[START OF Data shown]
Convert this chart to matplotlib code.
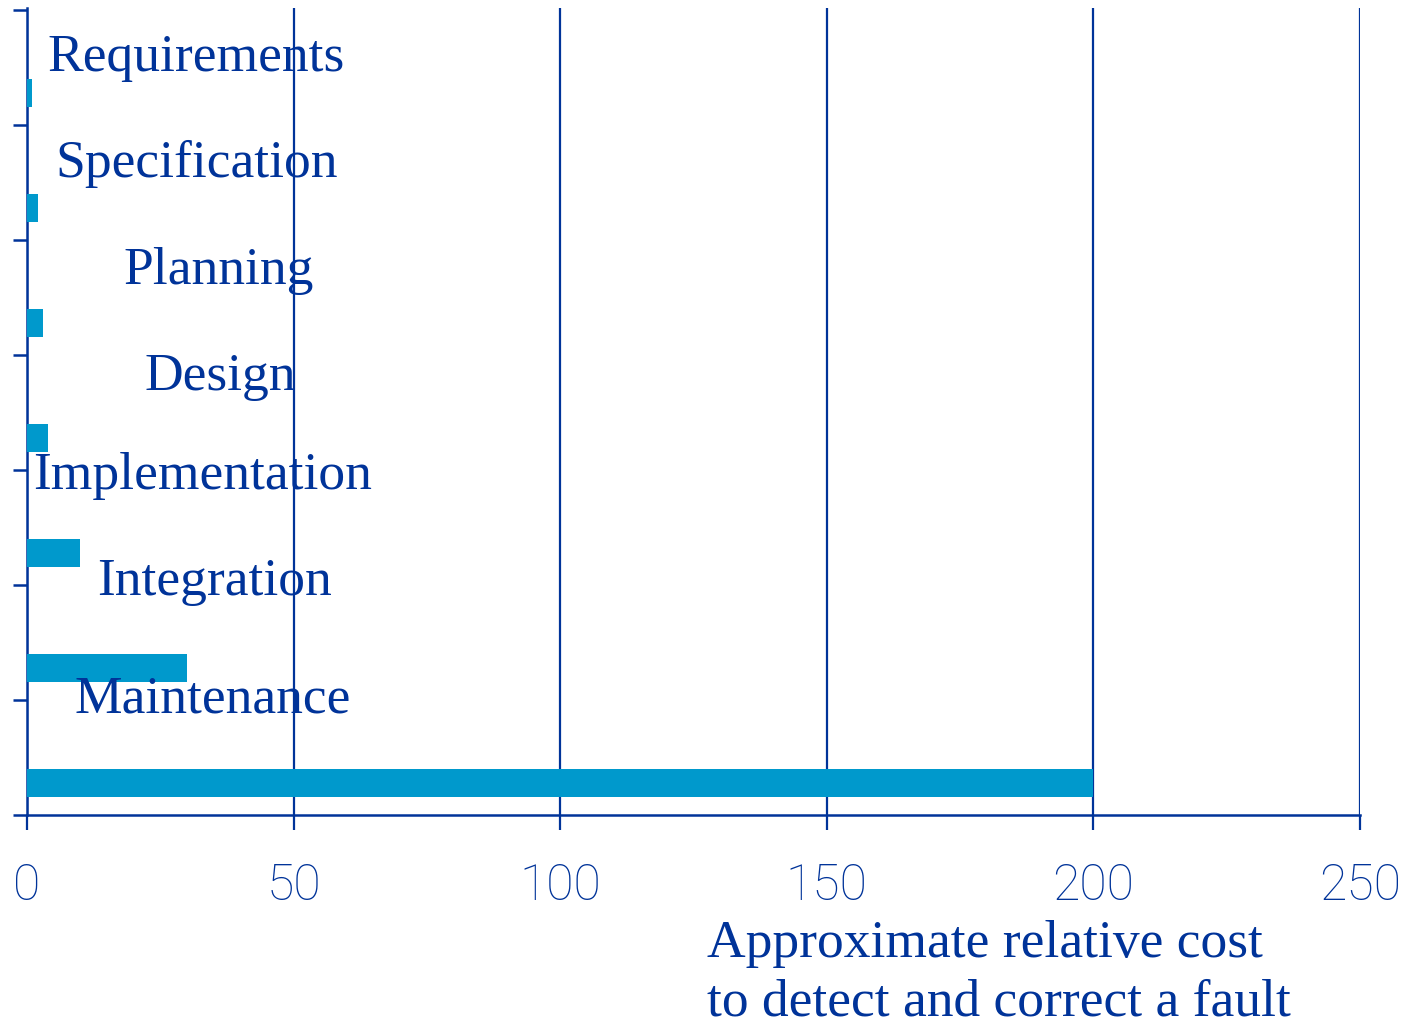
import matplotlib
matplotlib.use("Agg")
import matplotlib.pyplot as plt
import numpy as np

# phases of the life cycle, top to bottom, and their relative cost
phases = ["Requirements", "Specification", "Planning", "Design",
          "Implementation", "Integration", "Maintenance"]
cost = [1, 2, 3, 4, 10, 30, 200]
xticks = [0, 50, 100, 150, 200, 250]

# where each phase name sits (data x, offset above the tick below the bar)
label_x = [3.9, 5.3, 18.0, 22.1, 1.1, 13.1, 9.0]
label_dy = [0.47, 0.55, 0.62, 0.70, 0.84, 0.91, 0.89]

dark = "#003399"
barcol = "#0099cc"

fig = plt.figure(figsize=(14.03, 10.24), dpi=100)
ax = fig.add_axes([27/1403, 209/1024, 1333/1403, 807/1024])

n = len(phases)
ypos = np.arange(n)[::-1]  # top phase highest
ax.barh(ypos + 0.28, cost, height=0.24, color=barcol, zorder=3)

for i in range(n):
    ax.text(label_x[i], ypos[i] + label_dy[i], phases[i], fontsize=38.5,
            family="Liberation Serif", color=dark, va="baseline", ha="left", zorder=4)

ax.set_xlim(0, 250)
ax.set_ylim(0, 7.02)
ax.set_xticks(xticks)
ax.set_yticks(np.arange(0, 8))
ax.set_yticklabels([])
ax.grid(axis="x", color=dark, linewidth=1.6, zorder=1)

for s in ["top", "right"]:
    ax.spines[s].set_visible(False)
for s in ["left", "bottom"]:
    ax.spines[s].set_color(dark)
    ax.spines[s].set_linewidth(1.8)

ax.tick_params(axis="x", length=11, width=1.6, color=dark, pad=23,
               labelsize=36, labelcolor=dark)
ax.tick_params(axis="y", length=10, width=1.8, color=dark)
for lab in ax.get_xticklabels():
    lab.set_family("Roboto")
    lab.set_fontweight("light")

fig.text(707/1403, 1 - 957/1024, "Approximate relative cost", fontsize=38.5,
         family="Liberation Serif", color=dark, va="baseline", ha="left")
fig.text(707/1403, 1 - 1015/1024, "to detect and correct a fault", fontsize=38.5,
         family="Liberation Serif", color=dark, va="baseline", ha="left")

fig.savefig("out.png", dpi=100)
[END OF Data shown]
**Task requirements**: Return all of the data exactly as written, and drop the pictures.

**Exercise answer**:
Convert this chart to matplotlib code.
import matplotlib
matplotlib.use("Agg")
import matplotlib.pyplot as plt
import numpy as np

# phases of the life cycle, top to bottom, and their relative cost
phases = ["Requirements", "Specification", "Planning", "Design",
          "Implementation", "Integration", "Maintenance"]
cost = [1, 2, 3, 4, 10, 30, 200]
xticks = [0, 50, 100, 150, 200, 250]

# where each phase name sits (data x, offset above the tick below the bar)
label_x = [3.9, 5.3, 18.0, 22.1, 1.1, 13.1, 9.0]
label_dy = [0.47, 0.55, 0.62, 0.70, 0.84, 0.91, 0.89]

dark = "#003399"
barcol = "#0099cc"

fig = plt.figure(figsize=(14.03, 10.24), dpi=100)
ax = fig.add_axes([27/1403, 209/1024, 1333/1403, 807/1024])

n = len(phases)
ypos = np.arange(n)[::-1]  # top phase highest
ax.barh(ypos + 0.28, cost, height=0.24, color=barcol, zorder=3)

for i in range(n):
    ax.text(label_x[i], ypos[i] + label_dy[i], phases[i], fontsize=38.5,
            family="Liberation Serif", color=dark, va="baseline", ha="left", zorder=4)

ax.set_xlim(0, 250)
ax.set_ylim(0, 7.02)
ax.set_xticks(xticks)
ax.set_yticks(np.arange(0, 8))
ax.set_yticklabels([])
ax.grid(axis="x", color=dark, linewidth=1.6, zorder=1)

for s in ["top", "right"]:
    ax.spines[s].set_visible(False)
for s in ["left", "bottom"]:
    ax.spines[s].set_color(dark)
    ax.spines[s].set_linewidth(1.8)

ax.tick_params(axis="x", length=11, width=1.6, color=dark, pad=23,
               labelsize=36, labelcolor=dark)
ax.tick_params(axis="y", length=10, width=1.8, color=dark)
for lab in ax.get_xticklabels():
    lab.set_family("Roboto")
    lab.set_fontweight("light")

fig.text(707/1403, 1 - 957/1024, "Approximate relative cost", fontsize=38.5,
         family="Liberation Serif", color=dark, va="baseline", ha="left")
fig.text(707/1403, 1 - 1015/1024, "to detect and correct a fault", fontsize=38.5,
         family="Liberation Serif", color=dark, va="baseline", ha="left")

fig.savefig("out.png", dpi=100)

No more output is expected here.